The minibus from Chisinau dropped me off at the Tiraspol train station. The only legal tender in Transnistria is the Transnistrian ruble, which seems to be pegged to the US dollar. Dollars and euros seem the easiest to change, but I had no issues whatsoever converting Moldovan lei into “commie fun bucks” as they’re popularly known.


Some of my commie fun bucks, also known as Transnistrian rubles. Nobody outside of Transnistria recognizes this currency. I converted $15 from Moldovan lei to rubles, and that was way too much. Eastern Europe is dirt cheap. It was very easy to convert them back to lei.

Transnistria is very small, and four hours in Tiraspol was plenty. The Soviet imagery was everywhere.


Walking down one of the residential streets of Tiraspol.


Karl Marx Street.


A park with overgrown sidewalks near the train station.


That sign looks like something from a Harry Turtledove novel in which the USSR survived to 2016.

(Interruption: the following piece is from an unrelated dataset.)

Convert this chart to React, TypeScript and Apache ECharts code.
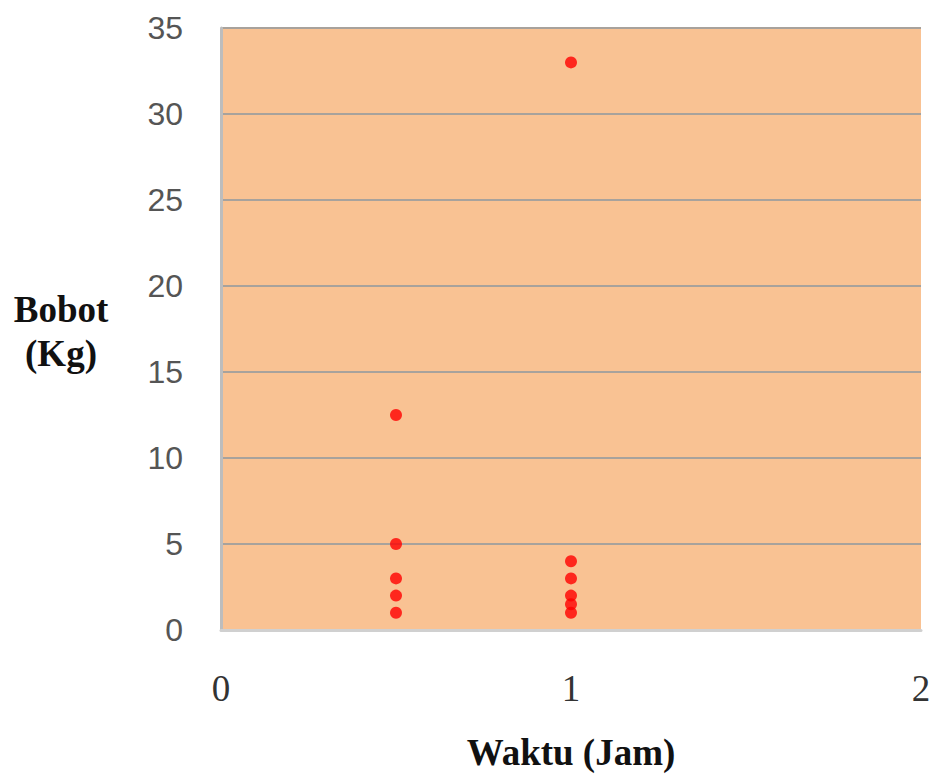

Monument to those that died in the Transnistrian War, I think.


One of the ubiquitous currency exchange stations. ATMs don’t work in Transnistria for foreign cards because nobody recognizes them.


This was in some random park.


Tiraspol train and bus station.

I caught the 4pm bus back to Chisinau, and was in the center of the city by 6pm. It wasn’t as strange as I’d thought it was going to be, but was definitely worth the day trip from Chisinau. Where else can you get interrogated by the KGB and enter a country whose flag has the hammer and sickle on it?